If we are being misunderstood, it is our responsibility to become better communicators. However, every preacher lives with the knowledge that he cannot reach all of his listeners all of the time. The flexibility and ambiguity of language, along with the inflexibility and fixed mindset of some hearers, means that preachers are bound to be misunderstood. You may find your name used to support ideas which are distortions of what you really think. And the bigger your audience and the more remote your relationship with them, the more chance you have of being misrepresented.
7. We avoid balance
It may seem strange to suggest that preachers should strive for anything other than balanced preaching, but we must. Balanced preaching is impossible, boring, unmotivating and ultimately unbalanced!
It is impossible because we can never say everything in a sermon. Our message is always slanted to a certain extent by what we have left unsaid. There is a time and place for balanced statements and careful constructions of Christian beliefs, but it is not preaching. However, we will still be able to speak the truth, since each part of the truth is still true.

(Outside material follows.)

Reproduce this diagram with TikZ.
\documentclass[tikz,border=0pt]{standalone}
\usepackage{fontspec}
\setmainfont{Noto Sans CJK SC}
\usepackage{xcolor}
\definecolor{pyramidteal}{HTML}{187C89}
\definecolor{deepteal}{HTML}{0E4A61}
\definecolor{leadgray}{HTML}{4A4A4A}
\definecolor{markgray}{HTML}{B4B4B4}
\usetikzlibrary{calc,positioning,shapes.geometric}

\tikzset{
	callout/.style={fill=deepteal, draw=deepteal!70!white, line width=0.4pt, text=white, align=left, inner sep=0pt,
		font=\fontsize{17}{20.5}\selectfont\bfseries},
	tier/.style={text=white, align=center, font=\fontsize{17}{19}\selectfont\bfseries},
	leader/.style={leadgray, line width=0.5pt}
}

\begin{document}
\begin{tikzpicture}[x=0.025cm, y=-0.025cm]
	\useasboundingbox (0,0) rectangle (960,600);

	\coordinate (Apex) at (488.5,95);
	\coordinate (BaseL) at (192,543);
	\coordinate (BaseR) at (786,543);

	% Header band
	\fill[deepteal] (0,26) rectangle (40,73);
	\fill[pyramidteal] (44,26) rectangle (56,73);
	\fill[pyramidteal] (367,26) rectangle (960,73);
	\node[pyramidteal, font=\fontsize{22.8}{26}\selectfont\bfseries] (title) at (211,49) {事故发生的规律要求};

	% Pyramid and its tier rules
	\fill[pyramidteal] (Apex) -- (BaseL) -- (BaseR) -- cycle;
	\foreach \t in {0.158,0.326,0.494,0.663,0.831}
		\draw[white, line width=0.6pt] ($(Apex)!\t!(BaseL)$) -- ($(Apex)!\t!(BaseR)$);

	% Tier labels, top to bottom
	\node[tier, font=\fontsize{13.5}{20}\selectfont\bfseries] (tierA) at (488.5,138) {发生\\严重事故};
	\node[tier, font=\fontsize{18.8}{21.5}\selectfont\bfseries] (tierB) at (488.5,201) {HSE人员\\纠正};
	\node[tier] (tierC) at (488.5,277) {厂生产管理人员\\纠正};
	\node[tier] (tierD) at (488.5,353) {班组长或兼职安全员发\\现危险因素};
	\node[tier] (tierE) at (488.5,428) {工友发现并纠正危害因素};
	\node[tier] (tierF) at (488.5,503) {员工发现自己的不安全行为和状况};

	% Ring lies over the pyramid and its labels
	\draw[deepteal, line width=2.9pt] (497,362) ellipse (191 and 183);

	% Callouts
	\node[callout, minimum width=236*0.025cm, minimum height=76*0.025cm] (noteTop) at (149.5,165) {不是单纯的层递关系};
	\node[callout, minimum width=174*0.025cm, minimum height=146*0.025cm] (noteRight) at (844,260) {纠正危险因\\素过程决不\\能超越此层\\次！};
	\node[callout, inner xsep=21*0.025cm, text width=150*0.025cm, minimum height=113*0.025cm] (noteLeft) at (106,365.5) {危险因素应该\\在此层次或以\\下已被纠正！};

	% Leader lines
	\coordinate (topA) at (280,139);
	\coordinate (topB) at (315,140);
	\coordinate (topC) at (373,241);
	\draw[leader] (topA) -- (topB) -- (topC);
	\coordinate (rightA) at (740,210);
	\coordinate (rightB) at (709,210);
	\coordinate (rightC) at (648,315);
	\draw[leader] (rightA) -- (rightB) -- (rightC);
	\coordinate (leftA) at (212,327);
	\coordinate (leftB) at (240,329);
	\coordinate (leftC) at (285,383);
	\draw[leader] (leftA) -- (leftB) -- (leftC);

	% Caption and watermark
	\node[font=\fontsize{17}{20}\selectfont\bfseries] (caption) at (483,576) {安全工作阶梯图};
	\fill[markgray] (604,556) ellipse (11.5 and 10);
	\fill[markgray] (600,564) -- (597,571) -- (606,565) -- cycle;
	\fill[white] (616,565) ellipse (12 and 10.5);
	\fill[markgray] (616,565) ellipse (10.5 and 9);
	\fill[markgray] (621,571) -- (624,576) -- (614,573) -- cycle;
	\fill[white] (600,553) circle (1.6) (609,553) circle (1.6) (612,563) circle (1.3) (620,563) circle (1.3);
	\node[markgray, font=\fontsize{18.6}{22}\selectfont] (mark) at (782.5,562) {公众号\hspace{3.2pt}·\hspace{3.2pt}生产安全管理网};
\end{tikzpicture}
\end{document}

Balanced preaching is boring and unmotivating because it lacks the vigour to challenge people’s presuppositions. People need to be taken step-by-step into the gospel, and suffer the disturbing and motivating experience of having their pagan presuppositions dismantled. Balanced preaching tends to proceed too quickly to the rounded, balanced, finished product, leaving the hearer with a sense of neatness and familiarity rather than challenge.
Balanced preaching ends up being unbalanced itself, for it teaches a moderate, safe, half-hearted Christianity. The Bible doesn’t call us to a ‘balanced Christian life’. God calls us to have a ‘madness’ for God (‘zeal’ is the religiously acceptable word)—a madness which makes us challenge people to abandon their careers, leave their families and give up their lives to follow Christ.
The necessity of unbalanced preaching
Preachers are compelled, therefore, to be unbalanced. We have to so confront pagan apathy and conservatism with the gospel that lives will be changed. In doing so, we run the risk of being offensive, unpopular, persecuted and misunderstood. Yet we must do so. We cannot change people’s lifelong presuppositions by merely mentioning them in passing. A penitent heart is one that has been battered by the truth. We are better off attacking one important point with vigour, humour and repetition than presenting a balanced and comprehensive message which causes no wounds.
We are required to take a stand against religious relativism, denying the alternatives to the truth that we want to hammer home. We may, at times, have to come down on one side of a paradox. We may have to employ rhetorical hyperbole, shocking people’s minds in order to reach their hearts. Jesus’ outrageous remark in Luke 14:25 that his disciples must hate their families was not flippant and should not be blunted. It smashes our most treasured preconceptions in order to make room for the truth. That’s what a gospel preacher does.
Preachers shine strong light into the darkest corners of people’s hearts and chase out their excuses for ignoring God. We reveal their hiding places, demanding a response to what we say. We simplify the issues for people, clearing the foggy areas in which people hide from God so that they can see the decisions before them. We are called to run the risk of laying bare a heart that is blocked up with sin. It’s the risk of being unbalanced. If we are committed to balanced preaching, we are denying the depth and resilience of that sin. But if we commit ourselves to the dangerous declaration of a gospel that demands response, we will see at work our zealous, attention-demanding God.